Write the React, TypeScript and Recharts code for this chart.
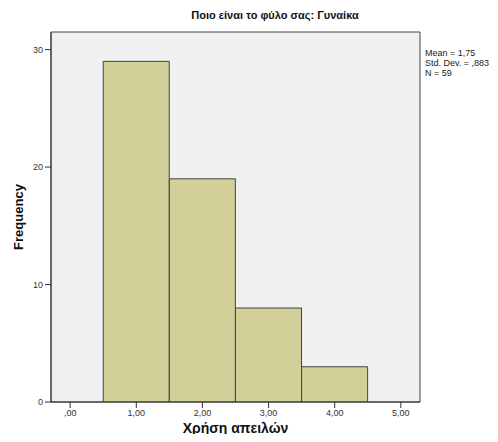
import React from 'react'
import { ComposedChart, Bar, XAxis, YAxis, CartesianGrid } from 'recharts'

const binCenters = [1, 2, 3, 4]
const frequencies = [29, 19, 8, 3]
const xTicks = [0, 1, 2, 3, 4, 5]
const yTicks = [0, 10, 20, 30]
const statLines = ['Mean = 1,75', 'Std. Dev. = ,883', 'N = 59']

const data = binCenters.map((x, i) => ({ x, freq: frequencies[i] }))

const font = '"Liberation Sans", Arial, sans-serif'

const fmtX = (v: number) => {
  const s = v.toFixed(2).replace('.', ',')
  return v === 0 ? s.slice(1) : s
}

// frame lines on the plot edges, taken from the chart offset
const hEdges = ({ offset }: any) => [offset.top, offset.top + offset.height]
const vEdges = ({ offset }: any) => [offset.left, offset.left + offset.width]

const App: React.FC = () => {
  return (
    <div style={{ margin: -8, position: 'relative', width: 498, height: 442, background: '#fff', fontFamily: font }}>
      <div style={{ position: 'absolute', left: 0, width: 550, top: 9, textAlign: 'center', fontSize: 11, fontWeight: 'bold', color: '#111' }}>
        Ποιο είναι το φύλο σας: Γυναίκα
      </div>
      <div style={{ position: 'absolute', left: 425, top: 48, fontSize: 9, lineHeight: '10px', color: '#222' }}>
        {statLines.map(l => <div key={l}>{l}</div>)}
      </div>
      <ComposedChart width={498} height={442} data={data} margin={{ top: 32, right: 78, left: 0, bottom: 0 }} barCategoryGap={0}>
        <CartesianGrid
          fill="#F0F0F0"
          stroke="#444"
          horizontalCoordinatesGenerator={hEdges}
          verticalCoordinatesGenerator={vEdges}
        />
        <XAxis
          dataKey="x"
          type="number"
          domain={[-0.29, 5.29]}
          ticks={xTicks}
          tickFormatter={fmtX}
          height={40}
          stroke="#333"
          tickSize={6}
          tick={{ fontSize: 9, fill: '#333', fontFamily: font }}
          allowDataOverflow
          label={{ value: 'Χρήση απειλών', position: 'insideBottom', offset: 9, style: { fontSize: 14, fontWeight: 'bold', fill: '#111', fontFamily: font } }}
        />
        <YAxis
          type="number"
          domain={[0, 31.5]}
          ticks={yTicks}
          width={51}
          stroke="#333"
          tickSize={6}
          tick={{ fontSize: 9, fill: '#333', fontFamily: font }}
          allowDataOverflow
          label={{ value: 'Frequency', angle: -90, position: 'insideLeft', offset: 18, style: { fontSize: 13, fontWeight: 'bold', fill: '#111', fontFamily: font, textAnchor: 'middle' } }}
        />
        <Bar dataKey="freq" fill="#D3CF99" stroke="#444" strokeWidth={1} isAnimationActive={false} />
      </ComposedChart>
    </div>
  )
}

export default App
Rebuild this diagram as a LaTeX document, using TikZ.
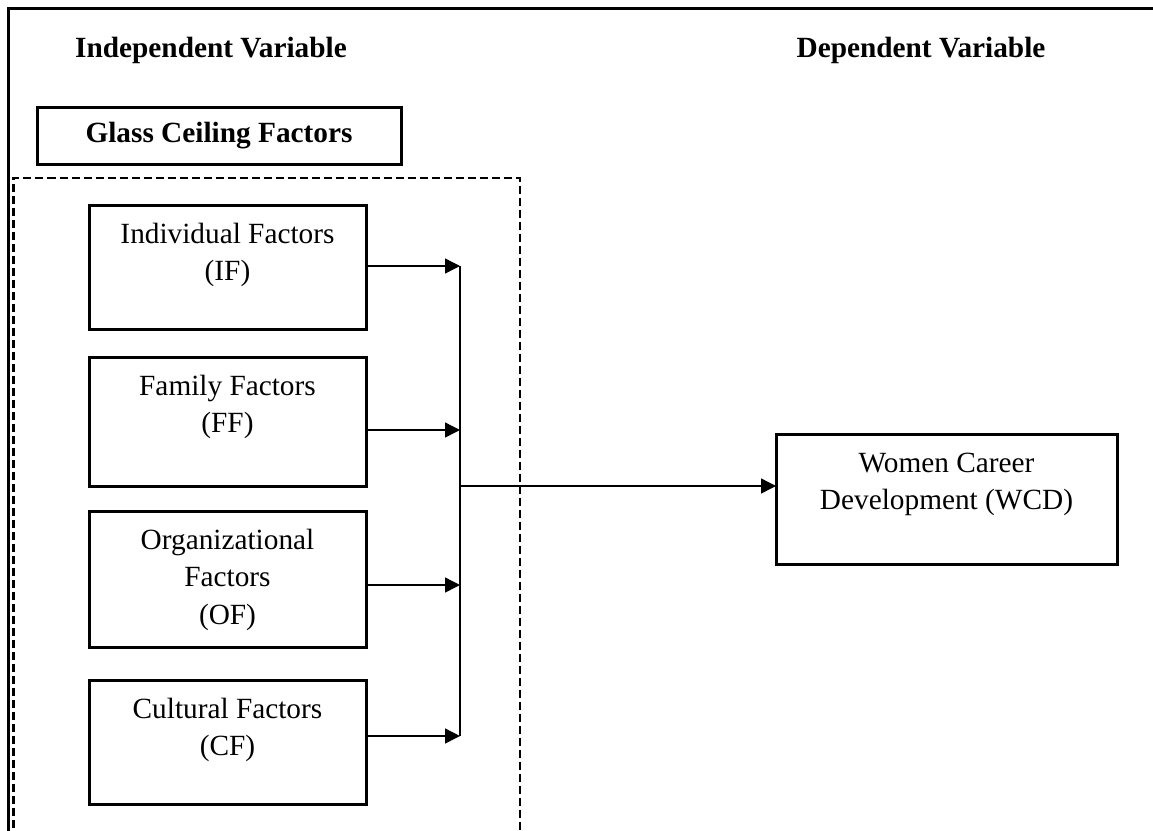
\documentclass[tikz,border=0pt]{standalone}
\usepackage{fontspec}
\setmainfont{Liberation Serif}
\usetikzlibrary{arrows.meta}
\newcommand{\boxtxt}[3]{\parbox[c][#2][t]{#1}{\centering\rule{0pt}{38pt}#3}}
\begin{document}
\begin{tikzpicture}[x=1pt,y=-1pt,
  font=\fontsize{29.3}{37.5}\selectfont,
  factor/.style={draw, line width=3pt, inner sep=0pt, outer sep=0pt},
  head/.style={font=\fontsize{29.3}{37.5}\selectfont\bfseries, anchor=base},
  conn/.style={line width=1.4pt, -{Triangle[length=15pt,width=15pt]}},
  bus/.style={line width=1.4pt},
  outerframe/.style={line width=3pt},
  dashbox/.style={line width=2.4pt, dash pattern=on 8pt off 4pt}]
\useasboundingbox (0,0) rectangle (1153,830);
\draw[outerframe] (8,840) -- (8,8) -- (1160,8);
\draw[dashbox] (13.5,840) -- (13.5,178) -- (520,178) -- (520,840);

\node[head] (iv) at (211,57) {Independent Variable};
\node[head] (dv) at (921,57) {Dependent Variable};

\node[factor] (gc) at (219,135.5) {\parbox[c][57pt][c]{364pt}{\centering\bfseries Glass Ceiling Factors}};

\node[factor] (IF) at (227.5,267) {\boxtxt{277pt}{124pt}{Individual Factors\\(IF)}};
\node[factor] (FF) at (227.5,421.5) {\boxtxt{277pt}{129pt}{Family Factors\\(FF)}};
\node[factor] (OF) at (227.5,579) {\boxtxt{277pt}{136pt}{Organizational\\Factors\\(OF)}};
\node[factor] (CF) at (227.5,742) {\boxtxt{277pt}{124pt}{Cultural Factors\\(CF)}};
\node[factor] (WCD) at (946.5,499) {\boxtxt{341pt}{130pt}{Women Career\\Development (WCD)}};

\coordinate (b1) at (460,266);
\coordinate (b2) at (460,430);
\coordinate (b3) at (460,585);
\coordinate (b4) at (460,736);
\coordinate (bm) at (460,486);

\draw[bus] (b1) -- (b4);
\draw[conn] (IF.east |- b1) -- (b1);
\draw[conn] (FF.east |- b2) -- (b2);
\draw[conn] (OF.east |- b3) -- (b3);
\draw[conn] (CF.east |- b4) -- (b4);
\draw[conn] (bm) -- (WCD.west |- bm);
\end{tikzpicture}
\end{document}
- - - - -
### [Given exercise]
Copy nothing but the lines from the first one in the listing through the line with "const data = binCenters.map((x, i)", and omit the pictures.

### [Written solution]
Write the React, TypeScript and Recharts code for this chart.
import React from 'react'
import { ComposedChart, Bar, XAxis, YAxis, CartesianGrid } from 'recharts'

const binCenters = [1, 2, 3, 4]
const frequencies = [29, 19, 8, 3]
const xTicks = [0, 1, 2, 3, 4, 5]
const yTicks = [0, 10, 20, 30]
const statLines = ['Mean = 1,75', 'Std. Dev. = ,883', 'N = 59']

const data = binCenters.map((x, i) => ({ x, freq: frequencies[i] }))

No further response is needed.